New sanctuary is educational and green
The recently completed San Elijo Nature Center will celebrate its grand opening Saturday from 11 a.m. to 3 p.m. The public is invited to attend the ribbon-cutting ceremony and then enjoy guided nature walks, live animal presentations, children's activities and tour the new educational facility.
The $5.6 million, LEED-certified nature center is already receiving rave reviews from San Elijo Lagoon Conservancy members and staff.
"The way it is designed is unique, inspiring," said Tara Fuad, the conservancy's education coordinator. "You stand inside the building and you feel like you are in the middle of the lagoon."
The light and airy ground floor looks out onto the lagoon through two gently curving walls of windows. Interactive exhibits educate visitors about the lagoon's archeology, plants and animals, as well as the greater Escondido Creek Watershed that feeds the San Elijo Lagoon.
While the exhibits cater to youngsters with lots of buttons to push, they are just as interesting for adults.
"Experts in their fields will also learn something here," said Ralph Achenbach, the conservancy's outreach coordinator. "And everyone will be hooked by the blinking lights."
A dazzling display with blue and green LED lights shows how fresh and salt water mix in the lagoon during different types of storms and tides.

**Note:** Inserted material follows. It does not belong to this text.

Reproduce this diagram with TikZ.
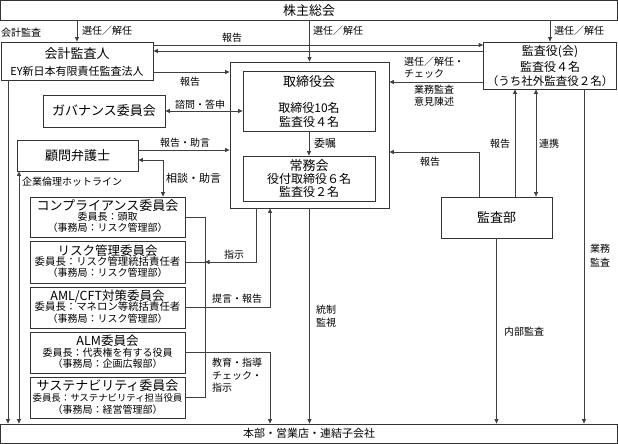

"I like exhibits that help me contextualize my experience outside," Achenbach said. "I think these exhibits, by being colorful and interactive, achieve that."
The 5,525-square-foot building also includes a ranger office, wet lab and classroom. The Conservancy runs the educational programs at the lagoon and Executive Director Doug Gibson is thrilled about ability to expand their offerings with the new facilities.
"It's truly an amazing resource for the community, for us, but the community as a whole," Gibson said. "You know there is a place where environmental education takes a stance, where people are going to come and learn and learn reasons to enjoy the habitat they live within."
A highlight of the natural-toned, flowing building is the large observation deck on the second story. The views overlooking the lagoon and to the ocean are breathtaking, sure to entice birders, readers, or anyone seeking sanctuary.
"I've decided I'm going to move in," Heather Kinch, a conservancy member, said. "You can come out here to sit, read, meditate, look out over the lagoon."
The facility is designed to the Gold standard for Leadership in Energy and Environmental Design (LEED). Clear wall panels and signage throughout the building explain green elements, such as recycled blue jean insulation, solar panels, reclaimed water and a green roof.
"It's wonderful to see green can be attractive and useful at the same time," said Susan Morse, board member of the San Diego Horticulture Society.
Building a new nature center has been almost a two-decade-long campaign on the part of the conservancy and Supervisor Pam Slater-Price. Price donated $300,000 from her Community Projects Fund to the nature center and the remainder came from the state and the County of San Diego Parks and Recreation Department.